Türkiye Ziraatçılar Derneği Balıkesir İl Başkanı ve Bandırma Belediye Meclis Üyesi Ziraat Yüksek Mühendisi Burak Uğur, 22 Mart Dünya Su Günü vesilesiyle suyun korunması, sürdürülebilir yönetimi ve bilinçli kullanımına dikkat çekmek amacıyla önemli açıklamalarda bulundu. Uğur, suyun yaşamın temel kaynağı olduğunu vurgulayarak, iklim değişikliği, yanlış su yönetimi, aşırı kullanım ve kirlilik gibi etkenler nedeniyle dünya genelinde olduğu gibi Türkiye’de de ciddi bir su krizi riskiyle karşı karşıya olunduğunu belirtti.
Suyun Yerinde Korunması
Uğur, suyun sürdürülebilir bir şekilde yönetilmesi için en önemli stratejilerden birinin suyun yerinde korunması olduğunu ifade etti. Yeraltı su kaynaklarının hızla tükenmekte olduğunu, tarımsal sulamada yanlış yöntemler nedeniyle su israfının arttığını ve sanayi tesisleri ile şehirleşmeden kaynaklanan kirliliğin su varlıklarını tehdit ettiğini dile getirdi. Bu bağlamda, suyun doğal döngüsüne müdahale etmeden korunmasının, su havzalarının ekolojik dengesinin gözetilmesinin ve sulak alanların korunmasının hayati önem taşıdığına dikkat çekti.
Su Kullanımı Konusunda Bilinçlenme
Burak Uğur, suyun verimli kullanımı konusunda toplumun her kesiminde farkındalık yaratılması gerektiğini vurguladı. Tarımda damla sulama ve yağmurlama gibi modern sulama tekniklerinin yaygınlaştırılması, sanayide suyun geri dönüştürülmesi ve bireysel kullanımda tasarruflu su tüketimine yönelik alışkanlıkların kazandırılmasının şart olduğunu belirtti.

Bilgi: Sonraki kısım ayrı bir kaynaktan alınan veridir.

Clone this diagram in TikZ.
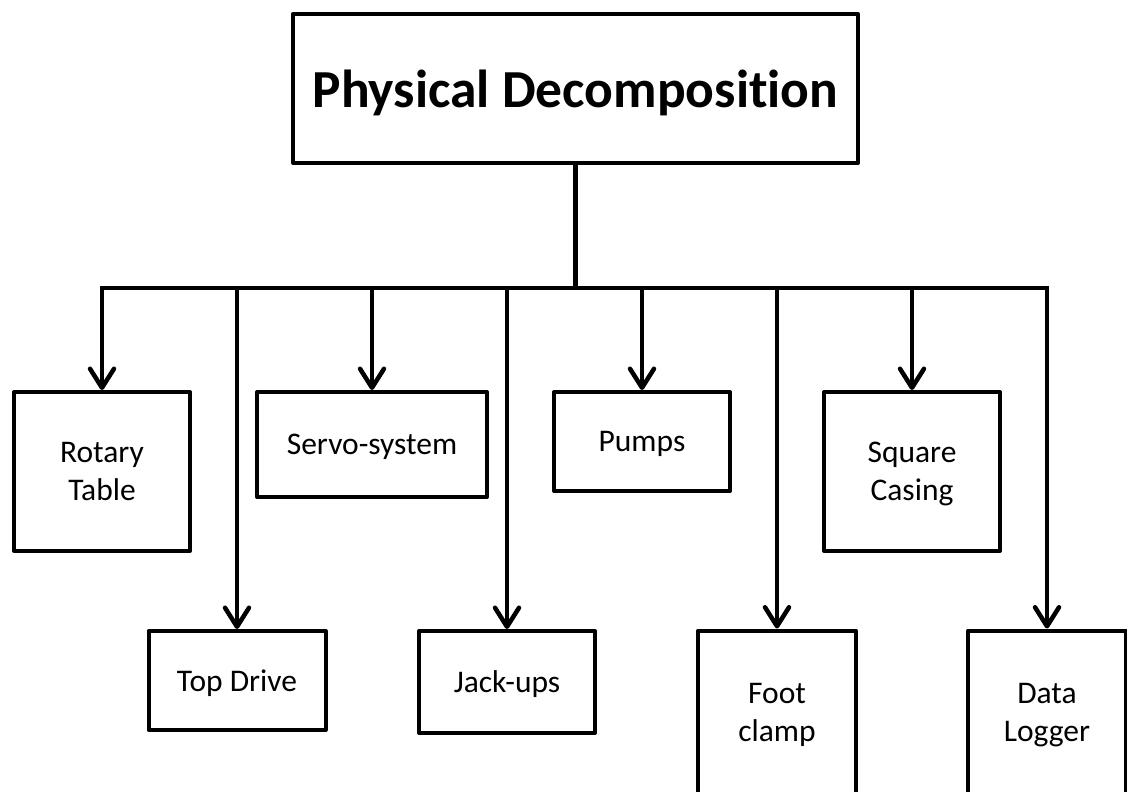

Türkiye’nin su stresi yaşayan bir ülke olduğu gerçeğini göz önüne alarak, suyun her bir damlasının korunmasının zorunluluk olduğunu hatırlattı.
İklim Yasasında Suyun Korunması
Uğur, Türkiye'nin iklim değişikliğiyle mücadele kapsamında yeni bir İklim Yasası hazırladığını, ancak bu yasanın su kaynaklarının korunmasına yeterli öncelik vermesi gerektiğini ifade etti. Su yönetimiyle ilgili daha bağlayıcı ve etkin düzenlemelerin yasaya eklenmesinin, su kaynaklarının korunmasını garanti altına almak için kritik bir adım olduğunu söyledi.
Bu kapsamda, suyun korunmasını güçlendirecek bazı düzenlemelerin yasada yer almasını talep ettiklerini belirten Uğur, şu maddeleri sıraladı:
- Su kaynaklarının korunmasını ihlal eden faaliyetlere karşı daha sıkı denetimler ve yaptırımlar uygulanması,
- Tarımda su tasarrufunu teşvik eden desteklerin artırılması,
- Sanayide suyun geri kazanımını zorunlu hale getiren düzenlemelerin getirilmesi,
- Belediyelerin altyapılarında su kayıplarını azaltacak projelere öncelik verilmesi,
- İklim değişikliği nedeniyle artan kuraklık riskine karşı havza bazlı su yönetiminin geliştirilmesi.
Burak Uğur, su kaynaklarını gelecek nesiller için koruma sorumluluğunun altını çizerek, suyun hepimizin ortak hazinesi olduğunu ve onu korumanın gelecek kuşaklara karşı en büyük sorumlulukları olduğunu vurguladı.